This should come to as no surprise to anybody who’s been following Horror Week. as if we can allow this week and month to end without talking about John Carpenter’s seminal horror film, Halloween.
In 1960, Master of Suspense Alfred Hitchcock released Psycho, and the world would forever be changed. Now Hitchcock has done a lot to change the world, but today we will specifically talk about how with Psycho he helped birth the slasher genre. There is no Ghostface without Krueger, and there isn’t Krueger without Myers. And by no means can there be Myers without Norman Bates.
Just like everything else that is written, the opening needs to set the mood, the themes, tone and has to show us what world we about to cohabit with these new (hopefully fully realized) characters. And the opening of Halloween does that in remarkable ways.
The opening tracking shot clocks in at just a bit above four minutes. First off, we are placed into somebody’s shoes, a voyeur. A peeping tom who peers into this house and sees a woman about to sneak off into her room with her boyfriend. As they go upstairs, this voyeur (who as are literally in their mind), we start feeling like this character. He enters the house through the back door which leads him to the kitchen, and as he’s there he grabs a knife, but for a brief moment, you can see his arm and the costume he is wearing. The movie takes place on Halloween itself, it only makes sense that creeps and voyeurs would dress up and take advantage of the costumes. He slowly makes his way to the bedroom where he finds a mask that seems to match the costume he is wearing. He walks toward the bedroom to find the same woman sitting in a chair, topless. He walks towards her and takes a look at the bed before looking at her again. The woman turns back and says his name as he begins to stab her, this clearly showing that she knows the attacker. He walks out of the house to find a car pulling in, and two adults come over and pull the mask off and we get our surprising reveal, it was all a little boy.
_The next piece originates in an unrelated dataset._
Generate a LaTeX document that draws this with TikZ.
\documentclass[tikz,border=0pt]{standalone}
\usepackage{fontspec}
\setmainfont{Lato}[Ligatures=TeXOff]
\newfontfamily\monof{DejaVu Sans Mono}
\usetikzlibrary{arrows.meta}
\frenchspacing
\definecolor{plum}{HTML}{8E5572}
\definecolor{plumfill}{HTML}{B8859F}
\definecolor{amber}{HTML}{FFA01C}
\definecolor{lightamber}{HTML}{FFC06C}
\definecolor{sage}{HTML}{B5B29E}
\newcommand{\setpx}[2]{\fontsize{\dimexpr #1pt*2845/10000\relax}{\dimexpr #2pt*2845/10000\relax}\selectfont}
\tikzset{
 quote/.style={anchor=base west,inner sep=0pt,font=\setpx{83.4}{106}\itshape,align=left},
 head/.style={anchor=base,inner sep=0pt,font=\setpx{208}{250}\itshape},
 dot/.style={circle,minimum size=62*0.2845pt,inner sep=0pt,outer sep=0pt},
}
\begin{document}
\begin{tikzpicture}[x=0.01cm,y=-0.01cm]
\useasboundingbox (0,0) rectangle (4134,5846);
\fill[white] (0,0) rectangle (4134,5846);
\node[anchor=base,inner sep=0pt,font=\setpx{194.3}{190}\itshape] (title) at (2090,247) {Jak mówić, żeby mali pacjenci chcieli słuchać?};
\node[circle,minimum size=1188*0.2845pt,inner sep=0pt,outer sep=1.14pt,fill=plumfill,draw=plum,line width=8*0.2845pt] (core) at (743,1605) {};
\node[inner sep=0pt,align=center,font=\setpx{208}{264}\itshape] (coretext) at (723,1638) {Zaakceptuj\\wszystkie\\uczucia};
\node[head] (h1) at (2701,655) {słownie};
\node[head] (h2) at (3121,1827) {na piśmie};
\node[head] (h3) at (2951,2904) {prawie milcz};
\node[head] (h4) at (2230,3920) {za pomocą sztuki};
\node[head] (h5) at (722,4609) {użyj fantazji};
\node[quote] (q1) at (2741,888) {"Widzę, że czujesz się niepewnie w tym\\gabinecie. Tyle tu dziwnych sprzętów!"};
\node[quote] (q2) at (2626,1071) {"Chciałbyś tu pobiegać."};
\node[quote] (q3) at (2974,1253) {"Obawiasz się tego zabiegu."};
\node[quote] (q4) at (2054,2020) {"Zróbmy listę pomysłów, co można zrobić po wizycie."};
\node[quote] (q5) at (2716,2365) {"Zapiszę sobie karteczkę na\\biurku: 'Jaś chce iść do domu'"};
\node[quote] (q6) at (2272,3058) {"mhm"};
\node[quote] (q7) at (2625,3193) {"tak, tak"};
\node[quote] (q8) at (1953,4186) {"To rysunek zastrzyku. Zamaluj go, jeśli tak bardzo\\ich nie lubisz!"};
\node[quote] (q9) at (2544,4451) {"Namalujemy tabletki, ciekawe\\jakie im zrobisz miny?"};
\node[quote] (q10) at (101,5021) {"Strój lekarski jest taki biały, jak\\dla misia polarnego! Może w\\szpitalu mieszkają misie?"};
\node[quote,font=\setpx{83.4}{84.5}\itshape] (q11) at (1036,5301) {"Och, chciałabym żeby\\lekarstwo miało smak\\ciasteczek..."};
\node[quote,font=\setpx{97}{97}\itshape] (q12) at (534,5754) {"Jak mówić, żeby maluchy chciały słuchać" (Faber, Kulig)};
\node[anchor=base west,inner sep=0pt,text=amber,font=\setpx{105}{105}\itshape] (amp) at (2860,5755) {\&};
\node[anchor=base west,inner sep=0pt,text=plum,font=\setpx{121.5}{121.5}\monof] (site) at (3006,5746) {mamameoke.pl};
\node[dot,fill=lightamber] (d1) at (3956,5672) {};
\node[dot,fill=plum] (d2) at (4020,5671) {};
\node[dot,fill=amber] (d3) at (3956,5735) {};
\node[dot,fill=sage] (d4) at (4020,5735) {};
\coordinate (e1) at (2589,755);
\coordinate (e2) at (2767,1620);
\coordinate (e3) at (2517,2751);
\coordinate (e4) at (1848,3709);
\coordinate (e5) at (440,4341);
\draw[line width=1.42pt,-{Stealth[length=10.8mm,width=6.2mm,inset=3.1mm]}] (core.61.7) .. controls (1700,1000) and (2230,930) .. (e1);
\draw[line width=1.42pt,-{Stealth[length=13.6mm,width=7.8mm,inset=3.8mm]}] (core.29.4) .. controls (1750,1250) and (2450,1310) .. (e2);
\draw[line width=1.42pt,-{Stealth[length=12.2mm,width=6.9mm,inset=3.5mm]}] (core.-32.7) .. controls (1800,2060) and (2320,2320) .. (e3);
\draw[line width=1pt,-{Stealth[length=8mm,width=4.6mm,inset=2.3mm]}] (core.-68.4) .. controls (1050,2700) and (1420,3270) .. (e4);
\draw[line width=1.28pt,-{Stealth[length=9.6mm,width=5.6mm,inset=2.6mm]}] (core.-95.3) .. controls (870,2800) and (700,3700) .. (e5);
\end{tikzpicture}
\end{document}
I say reveal as if we were actually in 1978 watching the film for the first time (or watching it for the first time now if you were unaware of the synopsis of the film). This opening incredibly shows us that we are in a movie in which we slowly watch this voyeur peek from afar before getting close and bloody. We find a way to sympathize with Michael’s strange obsession with his family. While on top of that, we also see that Michael goes completely unphased that he just murdered his older sister.
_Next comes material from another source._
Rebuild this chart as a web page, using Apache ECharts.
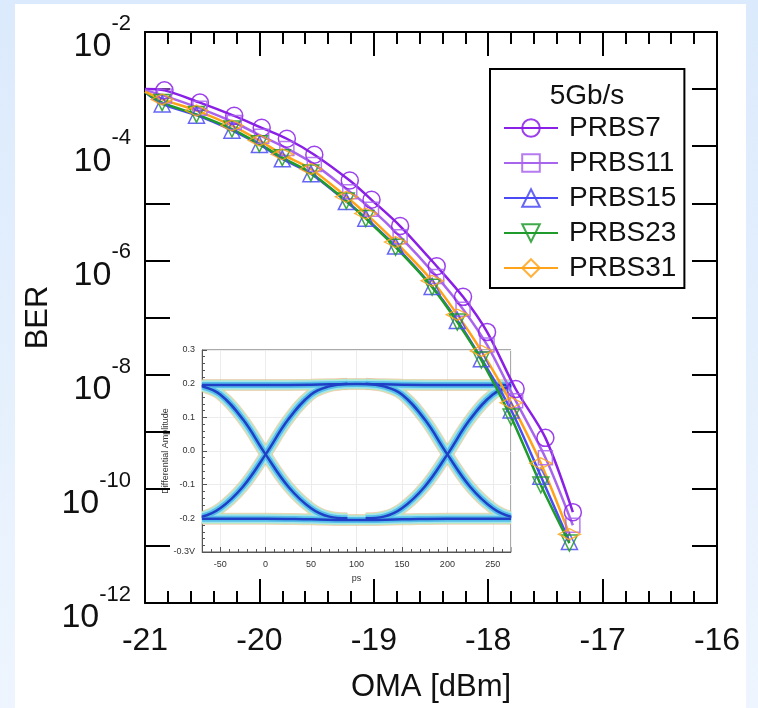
<!DOCTYPE html>
<html>
<head>
<meta charset="utf-8">
<script src="https://cdn.jsdelivr.net/npm/echarts@6/dist/echarts.min.js"></script>
<style>
  html, body { margin: 0; padding: 0; width: 758px; height: 708px; overflow: hidden;
    background: linear-gradient(to bottom, #dbeafc, #eef5fe); }
  #panel { position: absolute; left: 15px; top: 4px; width: 731px; height: 704px; background: #fff; }
  #chart { position: absolute; left: 0; top: 0; width: 758px; height: 708px; }
</style>
</head>
<body>
<div id="panel"></div>
<div id="chart"></div>
<script>
// ---- BER curves (OMA in dBm, BER) ----
const seriesNames = ['PRBS7', 'PRBS11', 'PRBS15', 'PRBS23', 'PRBS31'];
const omaA = [-20.83, -20.52, -20.22, -19.98, -19.76, -19.52, -19.21, -19.02, -18.77, -18.45, -18.22, -18.01, -17.76, -17.50, -17.26];
const omaB = [-20.85, -20.55, -20.24, -20.00, -19.80, -19.55, -19.24, -19.07, -18.81, -18.49, -18.27, -18.06, -17.80, -17.54, -17.29];
const berPRBS7  = [9.5e-4, 5.8e-4, 3.4e-4, 2.1e-4, 1.35e-4, 7.1e-5, 2.5e-5, 1.15e-5, 4.0e-6, 7.9e-7, 2.3e-7, 5.6e-8, 5.6e-9, 7.8e-10, 3.9e-11];
const berPRBS11 = [7.6e-4, 4.6e-4, 2.6e-4, 1.5e-4, 9.1e-5, 4.8e-5, 1.6e-5, 7.9e-6, 2.6e-6, 5.2e-7, 1.4e-7, 3.3e-8, 3.5e-9, 3.5e-10, 2.3e-11];
const berPRBS15 = [5.5e-4, 3.5e-4, 1.9e-4, 1.07e-4, 6.0e-5, 3.3e-5, 1.07e-5, 5.5e-6, 1.78e-6, 3.5e-7, 8.9e-8, 1.9e-8, 2.4e-9, 1.66e-10, 1.2e-11];
const berPRBS23 = [5.8e-4, 3.6e-4, 2.0e-4, 1.1e-4, 6.3e-5, 3.4e-5, 1.1e-5, 5.4e-6, 1.7e-6, 3.4e-7, 8.3e-8, 1.8e-8, 1.8e-9, 1.17e-10, 1.12e-11];
const berPRBS31 = [6.6e-4, 4.2e-4, 2.3e-4, 1.26e-4, 7.2e-5, 4.0e-5, 1.3e-5, 6.6e-6, 2.1e-6, 4.4e-7, 1.12e-7, 2.6e-8, 3.2e-9, 2.8e-10, 1.6e-11];
// fitted curves start at the left edge of the plot
const fitStartOMA = -21;
const fitStartBER = [1.0e-3, 9.6e-4, 8.9e-4, 8.9e-4, 9.0e-4];

// ---- eye diagram traces (ps, V) ----
const eyeTopRail    = [[-70, 0.196], [0, 0.196], [50, 0.197], [100, 0.199], [150, 0.197], [200, 0.196], [270, 0.196]];
const eyeBottomRail = [[-70, -0.201], [0, -0.201], [50, -0.203], [100, -0.205], [150, -0.203], [200, -0.201], [270, -0.201]];
const eyeFall0   = [[-90, 0.2], [-70, 0.192], [-50, 0.168], [-25, 0.094], [0, -0.01], [25, -0.106], [50, -0.17], [70, -0.195], [90, -0.2]];
const eyeRise0   = [[-90, -0.2], [-70, -0.195], [-50, -0.17], [-25, -0.106], [0, -0.01], [25, 0.094], [50, 0.168], [70, 0.192], [90, 0.2]];
const eyeFall200 = [[110, 0.2], [130, 0.192], [150, 0.168], [175, 0.094], [200, -0.01], [225, -0.106], [250, -0.17], [270, -0.195], [290, -0.2]];
const eyeRise200 = [[110, -0.2], [130, -0.195], [150, -0.17], [175, -0.106], [200, -0.01], [225, 0.094], [250, 0.168], [270, 0.192], [290, 0.2]];

const FONT = 'Liberation Sans, Arial, Helvetica, sans-serif';

const styles = [
  { color: '#8a1fe6', symbol: 'circle', size: 17, rotate: 0 },
  { color: '#a964ee', symbol: 'rect', size: 14, rotate: 0 },
  { color: '#4b4bf5', symbol: 'triangle', size: 16, rotate: 0 },
  { color: '#1e9b2a', symbol: 'triangle', size: 16, rotate: 180 },
  { color: '#ffa31a', symbol: 'diamond', size: [22, 11], rotate: 0 }
];
const berSets = [berPRBS7, berPRBS11, berPRBS15, berPRBS23, berPRBS31];
const omaSets = [omaA, omaA, omaB, omaB, omaB];

const mainSeries = seriesNames.map((name, i) => {
  const st = styles[i];
  const data = [{ value: [fitStartOMA, fitStartBER[i]], symbol: 'none' }]
    .concat(omaSets[i].map((x, k) => [x, berSets[i][k]]));
  return {
    name: name, type: 'line', xAxisIndex: 0, yAxisIndex: 0, z: 5,
    smooth: 0.3, data: data,
    symbol: st.symbol, symbolSize: st.size, symbolRotate: st.rotate,
    showAllSymbol: true,
    lineStyle: { color: st.color, width: 2.5 },
    itemStyle: { color: 'rgba(255,255,255,0)', borderColor: st.color, borderWidth: 1.5, opacity: 0.85 },
    emphasis: { disabled: true }
  };
});

const eyeTraces = [eyeTopRail, eyeBottomRail, eyeFall0, eyeRise0, eyeFall200, eyeRise200];
const eyeLayers = [
  { width: 12, color: 'rgba(235,165,130,0.5)' },
  { width: 10.5, color: 'rgba(190,235,160,0.8)' },
  { width: 9, color: '#a3e4ef' },
  { width: 6, color: '#56bfe8' },
  { width: 2.5, color: '#1f3fc6' }
];
const eyeSeries = [];
eyeLayers.forEach(layer => {
  eyeTraces.forEach(trace => {
    eyeSeries.push({
      type: 'line', xAxisIndex: 2, yAxisIndex: 2, z: 2, smooth: 0.4,
      symbol: 'none', data: trace, clip: true, silent: true,
      lineStyle: { color: layer.color, width: layer.width, cap: 'butt' },
      emphasis: { disabled: true }
    });
  });
});

const blackLine = { color: '#000', width: 2 };
const insetLine = { color: '#555', width: 1 };

const option = {
  animation: false,
  backgroundColor: 'transparent',
  textStyle: { fontFamily: FONT },
  grid: [
    { left: 145, top: 32, width: 572, height: 571, show: false },
    { left: 202, top: 350, width: 309, height: 202, show: true, backgroundColor: '#fff', borderColor: '#555', borderWidth: 1 }
  ],
  xAxis: [
    { type: 'value', gridIndex: 0, position: 'bottom', min: -21, max: -16, interval: 1,
      axisLine: { show: true, onZero: false, lineStyle: blackLine },
      axisTick: { inside: true, length: 24, lineStyle: blackLine },
      minorTick: { show: true, splitNumber: 5, length: 12, lineStyle: blackLine },
      splitLine: { show: false },
      axisLabel: { margin: 22, fontSize: 32, color: '#111', fontFamily: FONT },
      name: 'OMA [dBm]', nameLocation: 'middle', nameGap: 69,
      nameTextStyle: { fontSize: 31, color: '#111', fontFamily: FONT } },
    { type: 'value', gridIndex: 0, position: 'top', min: -21, max: -16, interval: 1,
      axisLine: { show: true, onZero: false, lineStyle: blackLine },
      axisTick: { inside: true, length: 24, lineStyle: blackLine },
      minorTick: { show: true, splitNumber: 5, length: 12, lineStyle: blackLine },
      splitLine: { show: false }, axisLabel: { show: false } },
    { type: 'value', gridIndex: 1, position: 'bottom', min: -70, max: 270, splitNumber: 7,
      axisLine: { show: true, onZero: false, lineStyle: insetLine },
      axisTick: { inside: true, length: 5, lineStyle: insetLine },
      minorTick: { show: true, splitNumber: 5, length: 3, lineStyle: insetLine },
      splitLine: { show: true, lineStyle: { color: '#ececec', width: 1 } },
      axisLabel: { margin: 8, fontSize: 9, color: '#333', showMinLabel: false, showMaxLabel: false, fontFamily: FONT },
      name: 'ps', nameLocation: 'middle', nameGap: 22,
      nameTextStyle: { fontSize: 9, color: '#333', fontFamily: FONT } }
  ],
  yAxis: [
    { type: 'log', gridIndex: 0, position: 'left', min: 1e-12, max: 1e-2, interval: 1, logBase: 10,
      axisLine: { show: true, onZero: false, lineStyle: blackLine },
      axisTick: { inside: true, length: 25, lineStyle: blackLine },
      minorTick: { show: false }, splitLine: { show: false },
      axisLabel: {
        margin: 14, color: '#111',
        formatter: v => {
          const e = Math.round(Math.log10(v));
          return e % 2 === 0 ? '{b|10}{s|' + e + '}' : '';
        },
        rich: {
          b: { fontSize: 34, lineHeight: 34, padding: [30, 0, 0, 0], color: '#111', fontFamily: FONT },
          s: { fontSize: 22, lineHeight: 22, padding: [0, 0, 16, 0], color: '#111', fontFamily: FONT }
        }
      },
      name: 'BER', nameLocation: 'middle', nameGap: 91, nameRotate: 90, nameMoveOverlap: false,
      nameTextStyle: { fontSize: 31, color: '#111', fontFamily: FONT } },
    { type: 'log', gridIndex: 0, position: 'right', min: 1e-12, max: 1e-2, interval: 1, logBase: 10,
      axisLine: { show: true, onZero: false, lineStyle: blackLine },
      axisTick: { inside: true, length: 25, lineStyle: blackLine },
      minorTick: { show: false }, splitLine: { show: false }, axisLabel: { show: false } },
    { type: 'value', gridIndex: 1, position: 'left', min: -0.3, max: 0.3, interval: 0.1,
      axisLine: { show: true, onZero: false, lineStyle: insetLine },
      axisTick: { inside: true, length: 5, lineStyle: insetLine },
      minorTick: { show: true, splitNumber: 5, length: 3, lineStyle: insetLine },
      splitLine: { show: true, lineStyle: { color: '#ececec', width: 1 } },
      axisLabel: { margin: 7, fontSize: 9, color: '#333', fontFamily: FONT,
        formatter: v => (Math.abs(v + 0.3) < 1e-9 ? '-0.3V' : (Math.abs(v) < 1e-9 ? 0 : v).toFixed(1)) },
      name: 'Differential Amplitude', nameLocation: 'middle', nameGap: 31, nameRotate: 90,
      nameTextStyle: { fontSize: 9, color: '#333', fontFamily: FONT } }
  ],
  legend: {
    data: seriesNames, orient: 'vertical', left: 490, top: 69,
    padding: [45, 8, 6, 13], itemGap: 7, itemWidth: 54, itemHeight: 22,
    borderColor: '#000', borderWidth: 2, backgroundColor: '#fff',
    selectedMode: false,
    textStyle: { fontSize: 28, color: '#111', fontFamily: FONT, padding: [0, 0, 0, 6] }
  },
  graphic: [
    { type: 'text', z: 100, x: 587, y: 96,
      style: { text: '5Gb/s', font: '28px ' + FONT, fill: '#111', align: 'center', verticalAlign: 'middle' } },
    // trims the eye strokes at the inset's left and right frame
    { type: 'rect', z: 3, silent: true, shape: { x: 195, y: 344, width: 6.5, height: 214 }, style: { fill: '#fff' } },
    { type: 'rect', z: 3, silent: true, shape: { x: 511.5, y: 344, width: 7, height: 214 }, style: { fill: '#fff' } }
  ],
  series: eyeSeries.concat(mainSeries)
};

const chart = echarts.init(document.getElementById('chart'), null, { renderer: 'canvas' });
chart.setOption(option);
</script>
</body>
</html>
Somewhere between then, and the 15-year time jump, Michael no longer is Michael Myers but he becomes The Shape, he becomes the living embodiment of evil. Completely unstoppable and very deadly.
Halloween belongs to the list of genre films that happen to both be a great addition to it’s genre but also a great film overall. The movie works just as well now as it ever has, and it continues to influence other great films like Adam Wingard’s The Guest, or even It Follows. Carpenter’s fingerprints can be felt on numerous films, sadly excluding the Rob Zombie remake.
Halloween is what happens when a man who grew up wanting to become a filmmaker got the opportunity to make something that was just meant to scare the living shit out of everyone and he succeeded.